By Darryl Mason
Paid digital downloads have exploded in Australian in the past few years, from $100,000 in 2004 to an estimated $100 million this year, about 1 in 5 of all recorded music sales.
By 2013, a new report predicts, digital downloads will be responsible for half of all music sales. But, to no great surprise, record companies are still not prepared for the next stage of the digital music revolution :
There's no mystery why CD sales in Australia are falling.
...record companies' hip pockets were "seriously hurting" and they were struggling to find ways to fight the rise.
Individual artists were better at handling the changes, benefiting from merchandise sales and touring.
"Having initially fought downloading, rather than looking at ways of legally exploiting and profiting from it, record labels are now finding themselves playing catch up...."...the report says legal downloads would start to outpace illegal downloads as legal options became cheaper and more available.
Charging more than $30 dollars for a CD disc and jewel case is absurd, particularly now teenagers know how much those materials actually cost (less than $1 each), unlike the days of vinyl records.
The vast majority of music lovers who carry their sounds with them use MP3 music players.
When you buy CDs that are blocked from being copied by terrified music corporations, you give up on CDs real fast.
Nearly every song recorded in the past few decades is now in a digital format, somewhere on the web. But options to browse and legally buy vast realms of back catalogue music in MP3 format is limited. Except when you go to the 'piracy' sites that are now showing music corporations how huge the digital marketplace actually is and how to build new digital business plans they should have developed years ago.
The music industry isn't dying, but the long and often times criminal strangle hold the majors had over the marketplace (record stores, distribution) has been broken by the digital music revolution.
The vast, vast majority of Australians now raiding entire discographies of their favourite old bands for free at The Pirate Bay and MiniNova (both sites stay high in the Top 100 most popular websites used by Australians) are not criminals, and they should not be thought of as such by record companies. It is a simple fact of the marketplace that the more music a music lover hears, the more they spend on music.
So-called music 'piracy' has actually broadened the marketplace and audience to which record companies can now pitch their products. But they have to make the products worth buying.
It may well be true that an entire generation of children believe that "music is free", but that doesn't mean they are not buying music, or won't buy music when they've got cash to spend.
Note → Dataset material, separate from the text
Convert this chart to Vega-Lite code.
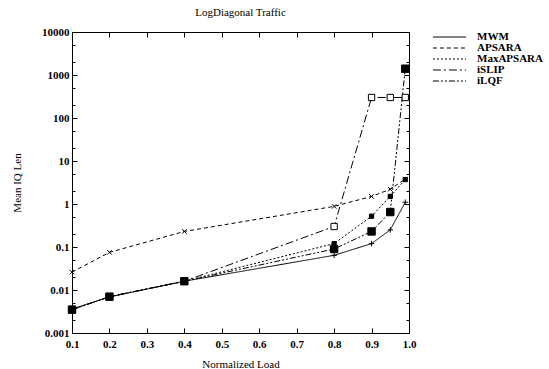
{
  "$schema": "https://vega.github.io/schema/vega-lite/v6.json",
  "autosize": {"type": "none"},
  "padding": {"left": 72, "top": 32, "right": 140, "bottom": 36},
  "width": 337,
  "height": 301,
  "background": "white",
  "title": {"text": "LogDiagonal Traffic", "font": "Liberation Serif", "fontSize": 11, "fontWeight": "normal", "color": "black", "offset": 8},
  "config": {
    "view": {"stroke": "black", "strokeWidth": 1},
    "axis": {"labelFont": "Liberation Serif", "titleFont": "Liberation Serif", "labelFontSize": 11, "titleFontSize": 11, "titleFontWeight": "normal", "labelColor": "black", "titleColor": "black", "domainColor": "black", "tickColor": "black", "grid": false, "labelFontWeight": "bold", "labelFlush": false},
    "legend": {"labelFont": "Liberation Serif", "labelFontSize": 11, "labelColor": "black", "labelFontWeight": "bold"}
  },
  "data": {"values": [
    {"load": 0.1, "series": "MWM", "len": 0.0036},
    {"load": 0.2, "series": "MWM", "len": 0.0069},
    {"load": 0.4, "series": "MWM", "len": 0.016},
    {"load": 0.8, "series": "MWM", "len": 0.064},
    {"load": 0.9, "series": "MWM", "len": 0.12},
    {"load": 0.95, "series": "MWM", "len": 0.25},
    {"load": 0.99, "series": "MWM", "len": 1.1},
    {"load": 0.1, "series": "APSARA", "len": 0.026},
    {"load": 0.2, "series": "APSARA", "len": 0.075},
    {"load": 0.4, "series": "APSARA", "len": 0.23},
    {"load": 0.8, "series": "APSARA", "len": 0.88},
    {"load": 0.9, "series": "APSARA", "len": 1.5},
    {"load": 0.95, "series": "APSARA", "len": 2.2},
    {"load": 0.99, "series": "APSARA", "len": 3.8},
    {"load": 0.1, "series": "MaxAPSARA", "len": 0.0035},
    {"load": 0.2, "series": "MaxAPSARA", "len": 0.007},
    {"load": 0.4, "series": "MaxAPSARA", "len": 0.016},
    {"load": 0.8, "series": "MaxAPSARA", "len": 0.12},
    {"load": 0.9, "series": "MaxAPSARA", "len": 0.52},
    {"load": 0.95, "series": "MaxAPSARA", "len": 1.5},
    {"load": 0.99, "series": "MaxAPSARA", "len": 3.7},
    {"load": 0.1, "series": "iSLIP", "len": 0.0035},
    {"load": 0.2, "series": "iSLIP", "len": 0.007},
    {"load": 0.4, "series": "iSLIP", "len": 0.016},
    {"load": 0.8, "series": "iSLIP", "len": 0.3},
    {"load": 0.9, "series": "iSLIP", "len": 300},
    {"load": 0.95, "series": "iSLIP", "len": 300},
    {"load": 0.99, "series": "iSLIP", "len": 300},
    {"load": 0.1, "series": "iLQF", "len": 0.0035},
    {"load": 0.2, "series": "iLQF", "len": 0.007},
    {"load": 0.4, "series": "iLQF", "len": 0.016},
    {"load": 0.8, "series": "iLQF", "len": 0.09},
    {"load": 0.9, "series": "iLQF", "len": 0.23},
    {"load": 0.95, "series": "iLQF", "len": 0.65},
    {"load": 0.99, "series": "iLQF", "len": 1400}
  ]},
  "resolve": {"axis": {"x": "independent", "y": "independent"}},
  "layer": [
    {
      "encoding": {
        "x": {"field": "load", "type": "quantitative", "title": "Normalized Load",
          "scale": {"domain": [0.1, 1.0], "nice": false, "zero": false},
          "axis": {"values": [0.1, 0.2, 0.3, 0.4, 0.5, 0.6, 0.7, 0.8, 0.9, 1.0], "format": ".1f", "tickSize": -5, "labelPadding": 10, "titlePadding": 9}},
        "y": {"field": "len", "type": "quantitative", "title": "Mean IQ Len",
          "scale": {"type": "log", "domain": [0.001, 10000], "nice": false},
          "axis": {"values": [0.001, 0.01, 0.1, 1, 10, 100, 1000, 10000], "format": "~g", "tickSize": -5, "labelPadding": 8, "titlePadding": 19}}
      },
      "layer": [
        {
          "mark": {"type": "line", "color": "black", "strokeWidth": 1},
          "encoding": {
            "detail": {"field": "series"},
            "strokeDash": {"field": "series", "type": "nominal",
              "scale": {"domain": ["MWM", "APSARA", "MaxAPSARA", "iSLIP", "iLQF"], "range": [[1, 0], [4, 3], [2, 2], [8, 3, 2, 3], [6, 2, 2, 2, 2, 2]]},
              "legend": {"title": null, "symbolType": "stroke", "symbolSize": 1100, "symbolStrokeColor": "black", "symbolStrokeWidth": 1, "offset": 22, "rowPadding": 0, "clipHeight": 10, "labelOffset": 10}}
          }
        },
        {
          "transform": [{"filter": "datum.series === 'MWM'"}],
          "mark": {"type": "point", "shape": "M-1,0L1,0M0,-1L0,1", "size": 30, "filled": false, "stroke": "black", "strokeWidth": 1, "opacity": 1}
        },
        {
          "transform": [{"filter": "datum.series === 'APSARA'"}],
          "mark": {"type": "point", "shape": "M-1,-1L1,1M-1,1L1,-1", "size": 20, "filled": false, "stroke": "black", "strokeWidth": 1, "opacity": 1}
        },
        {
          "transform": [{"filter": "datum.series === 'MaxAPSARA'"}],
          "mark": {"type": "point", "shape": "square", "size": 18, "filled": true, "fill": "black", "stroke": "black", "strokeWidth": 1, "opacity": 1}
        },
        {
          "transform": [{"filter": "datum.series === 'iSLIP'"}],
          "mark": {"type": "point", "shape": "square", "size": 40, "filled": true, "fill": "white", "stroke": "black", "strokeWidth": 1, "opacity": 1}
        },
        {
          "transform": [{"filter": "datum.series === 'iLQF'"}],
          "mark": {"type": "point", "shape": "square", "size": 55, "filled": true, "fill": "black", "stroke": "black", "strokeWidth": 1, "opacity": 1}
        }
      ]
    },
    {
      "mark": {"type": "point", "opacity": 0},
      "encoding": {
        "x": {"field": "load", "type": "quantitative",
          "axis": {"orient": "top", "values": [0.1, 0.2, 0.3, 0.4, 0.5, 0.6, 0.7, 0.8, 0.9, 1.0], "labels": false, "title": null, "domain": false, "tickSize": -5}},
        "y": {"field": "len", "type": "quantitative",
          "axis": {"orient": "right", "values": [0.001, 0.01, 0.1, 1, 10, 100, 1000, 10000], "labels": false, "title": null, "domain": false, "tickSize": -5}}
      }
    },
    {
      "mark": {"type": "point", "opacity": 0},
      "encoding": {
        "x": {"field": "load", "type": "quantitative", "axis": null},
        "y": {"field": "len", "type": "quantitative",
          "axis": {"orient": "left", "values": [0.002, 0.005, 0.02, 0.05, 0.2, 0.5, 2, 5, 20, 50, 200, 500, 2000, 5000], "labels": false, "title": null, "domain": false, "tickSize": -3}}
      }
    },
    {
      "mark": {"type": "point", "opacity": 0},
      "encoding": {
        "x": {"field": "load", "type": "quantitative", "axis": null},
        "y": {"field": "len", "type": "quantitative",
          "axis": {"orient": "right", "values": [0.002, 0.005, 0.02, 0.05, 0.2, 0.5, 2, 5, 20, 50, 200, 500, 2000, 5000], "labels": false, "title": null, "domain": false, "tickSize": -3}}
      }
    }
  ]
}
They won't buy a $25 CD, but would they buy a $30 CD that had a beautiful poster-sized piece of fold-out art (like an old double vinyl album cover), a couple of nice prints of the musician or band and a memory stick packed with extra tracks, videos, remixes, raw master recordings? Put it this way, they are more likely to buy the $30 pack than the $25 extras-free CD.
The music industry, like the movie industry, has to adapt to the digital marketplace that already exists, not try and bust it apart with legal threats (they can't win that war) or through fan-infuriating levels of control over the digital formats of the music and movies they release.
When people hear something they like, they want to share it with friends and family. It has always been this way with music, as it has been with all story-telling.
There are more music junkies in Australia than ever before, with nearly every one of them carrying their favourite tunes with them in their music players, in car stereos, in their phones.
The music industry should be rejoicing that the digital marketplace is so huge (through little effort of their own) and so incredibly easy to access and to sell music to. But the makers have to offer the buyers something a bit more special now than a plain old CD.
They have to give the customers numerous reasons to pay for the music they want to listen to, and share; a package they cannot download from The Pirate Bay, something physical, unique, beautiful. Something the music fans simply have to own.
Blaming music lovers for not buying products they're not interested in buying is ridiculous, and utterly self-defeating.
Music 'piracy' is not destroying the market for music, it's rapidly expanding it. The explosion in popularity of live rock across Australia owes something to the mostly illegal digital music sharing amongst teenagers in the past five years, particularly through social networking sites.
It's now up to major players of the Australian music industry to find new and innovative ways to sell that music (in various formats and packages) to the customers who want it, and it's time for those same major players to realise that file-sharing will lead to an even bigger audience to sell to, if they are actually selling, at reasonable prices, what the people want to buy.